In 1868, at age twenty-one, Edison got a job as a telegraph operator in the main Western Union office in Boston, which was home to one of the oldest and most technically advanced telegraph communities in the nation. Before taking the position, he asked the interviewer whether it would be okay for him to pursue his own projects in his spare time on the job, and was told yes.
So at night he worked the late shift as press-wire operator and, during the day he was free to explore Boston’s many telegraph shops and find out what others were doing with the technology. Boston was the Silicon Valley of its day, and there was plenty to discover.

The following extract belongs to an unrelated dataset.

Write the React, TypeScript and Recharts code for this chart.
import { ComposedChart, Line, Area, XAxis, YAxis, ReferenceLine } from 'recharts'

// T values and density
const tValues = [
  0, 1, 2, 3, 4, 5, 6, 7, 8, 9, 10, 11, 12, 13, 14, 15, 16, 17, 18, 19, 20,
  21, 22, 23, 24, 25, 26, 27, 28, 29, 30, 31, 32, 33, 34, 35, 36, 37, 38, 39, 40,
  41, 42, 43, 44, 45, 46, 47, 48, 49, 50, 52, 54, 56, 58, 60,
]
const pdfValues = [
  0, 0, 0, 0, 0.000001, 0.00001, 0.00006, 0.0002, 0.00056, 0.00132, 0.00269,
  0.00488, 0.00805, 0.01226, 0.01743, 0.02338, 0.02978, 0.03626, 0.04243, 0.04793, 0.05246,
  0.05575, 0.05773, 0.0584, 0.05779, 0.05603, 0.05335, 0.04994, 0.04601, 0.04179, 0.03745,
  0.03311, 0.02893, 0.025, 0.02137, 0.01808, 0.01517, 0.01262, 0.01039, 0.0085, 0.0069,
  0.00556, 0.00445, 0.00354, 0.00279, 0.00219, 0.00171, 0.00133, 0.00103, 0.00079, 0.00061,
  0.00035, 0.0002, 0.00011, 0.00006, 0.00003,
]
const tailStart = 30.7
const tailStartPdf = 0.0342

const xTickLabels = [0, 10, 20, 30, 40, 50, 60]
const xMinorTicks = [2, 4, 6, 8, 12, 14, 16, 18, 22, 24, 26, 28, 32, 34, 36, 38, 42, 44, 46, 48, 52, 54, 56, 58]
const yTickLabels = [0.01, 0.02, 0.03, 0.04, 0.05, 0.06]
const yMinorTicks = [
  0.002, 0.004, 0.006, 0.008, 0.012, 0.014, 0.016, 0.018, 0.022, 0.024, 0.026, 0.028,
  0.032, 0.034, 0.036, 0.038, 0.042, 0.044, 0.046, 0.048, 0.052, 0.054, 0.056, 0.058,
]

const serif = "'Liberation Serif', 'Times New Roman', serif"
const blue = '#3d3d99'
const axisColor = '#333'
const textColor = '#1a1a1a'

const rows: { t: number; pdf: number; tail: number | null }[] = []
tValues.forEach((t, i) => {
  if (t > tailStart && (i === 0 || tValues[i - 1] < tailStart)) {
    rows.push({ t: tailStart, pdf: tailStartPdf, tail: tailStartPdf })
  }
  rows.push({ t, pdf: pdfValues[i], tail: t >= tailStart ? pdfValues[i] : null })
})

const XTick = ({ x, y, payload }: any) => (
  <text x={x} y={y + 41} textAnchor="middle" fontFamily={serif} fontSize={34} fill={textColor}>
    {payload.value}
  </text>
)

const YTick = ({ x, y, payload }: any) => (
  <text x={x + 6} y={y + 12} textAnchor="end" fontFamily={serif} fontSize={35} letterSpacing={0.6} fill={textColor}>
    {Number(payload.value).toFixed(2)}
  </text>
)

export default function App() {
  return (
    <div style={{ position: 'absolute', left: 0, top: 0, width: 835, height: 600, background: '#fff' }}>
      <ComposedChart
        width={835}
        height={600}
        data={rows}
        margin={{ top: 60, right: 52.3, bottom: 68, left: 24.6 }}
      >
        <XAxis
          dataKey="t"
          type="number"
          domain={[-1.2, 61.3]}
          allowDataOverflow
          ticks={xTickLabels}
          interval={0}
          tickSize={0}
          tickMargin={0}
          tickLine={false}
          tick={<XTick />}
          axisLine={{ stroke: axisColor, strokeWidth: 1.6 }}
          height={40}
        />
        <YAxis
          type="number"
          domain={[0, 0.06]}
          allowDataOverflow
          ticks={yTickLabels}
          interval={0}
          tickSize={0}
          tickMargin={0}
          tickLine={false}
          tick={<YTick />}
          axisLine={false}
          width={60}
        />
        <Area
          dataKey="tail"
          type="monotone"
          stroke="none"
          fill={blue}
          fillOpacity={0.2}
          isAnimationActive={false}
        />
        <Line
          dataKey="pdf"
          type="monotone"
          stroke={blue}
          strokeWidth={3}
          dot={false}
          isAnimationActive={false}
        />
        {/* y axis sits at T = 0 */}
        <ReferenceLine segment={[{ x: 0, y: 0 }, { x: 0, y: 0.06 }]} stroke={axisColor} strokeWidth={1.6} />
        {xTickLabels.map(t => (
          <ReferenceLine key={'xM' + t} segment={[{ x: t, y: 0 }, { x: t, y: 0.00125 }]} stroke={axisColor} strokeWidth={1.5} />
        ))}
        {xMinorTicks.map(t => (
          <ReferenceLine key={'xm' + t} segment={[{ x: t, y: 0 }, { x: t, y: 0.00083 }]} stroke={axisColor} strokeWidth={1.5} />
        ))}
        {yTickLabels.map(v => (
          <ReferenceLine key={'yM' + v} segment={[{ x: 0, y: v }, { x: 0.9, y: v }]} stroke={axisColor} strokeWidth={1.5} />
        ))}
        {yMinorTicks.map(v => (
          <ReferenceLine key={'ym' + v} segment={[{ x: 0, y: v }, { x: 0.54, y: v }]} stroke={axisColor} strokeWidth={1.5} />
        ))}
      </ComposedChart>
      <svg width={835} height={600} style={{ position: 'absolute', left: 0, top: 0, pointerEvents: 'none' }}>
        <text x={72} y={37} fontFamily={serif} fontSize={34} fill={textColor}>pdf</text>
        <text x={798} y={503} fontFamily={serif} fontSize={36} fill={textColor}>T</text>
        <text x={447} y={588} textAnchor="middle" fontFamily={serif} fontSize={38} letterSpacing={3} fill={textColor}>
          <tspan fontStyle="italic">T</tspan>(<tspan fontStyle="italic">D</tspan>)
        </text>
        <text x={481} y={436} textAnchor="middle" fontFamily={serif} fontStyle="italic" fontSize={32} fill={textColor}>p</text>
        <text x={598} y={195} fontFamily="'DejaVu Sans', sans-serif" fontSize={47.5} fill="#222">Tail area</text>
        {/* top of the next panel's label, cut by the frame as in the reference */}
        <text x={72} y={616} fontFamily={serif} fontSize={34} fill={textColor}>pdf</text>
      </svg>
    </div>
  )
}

Edison wrote articles for the Telegrapher, a trade journal, about the many telegraphic innovations he stumbled upon. The frenetic activity he witnessed also sp
arked his own ideas. It was around this time that Edison developed his trademark tinkering style of working on multiple projects at the same time. This appealed to the many local investors and corporate officers swarming around the community, and pretty soon, he had funding from a fellow operator, Dewitt C. Roberts, for one of his ideas, a stock-price printer based on telegraph technology.
Among the other devices Edison would develop in this scattershot creative fashion were easier-to-use telegraph transmitters, a fire alarm powered by a telegraph mechanism, and a facsimile telegraph, to transmit pictures and handwriting. Roberts also showed interest and provided funding for another Edison invention, an electric vote recorder, intended to automate the manual voting process then used by state legislatures and Congress. Edison had read about devices of this kind under consideration by the Washington city council and the New York State legislature. His innovation was to incorporate an electrochemical recording technology that was common in automatic telegraphs.
While Edison filed patent applications for everything he invented, the vote tabulator, which included buttons at each legislature member’s desk that registered votes on twin dials visible to the chamber’s speaker, came through first. Unfortunately, the resultant business had few prospects, since lawmakers were reluctant to speed up a drawn-out process that allowed them to lobby for additional votes.
Another Edison invention, for an improved printing telegraph receiver, earned the backing of a local telegraph company official; as did the fire-alarm telegraph, which lost a contract with the city of Cambridge, Massachusetts, to the largest fire-alarm company in the country. Edison failed to get sufficient funding for his facsimile telegraph, so he simply stopped work.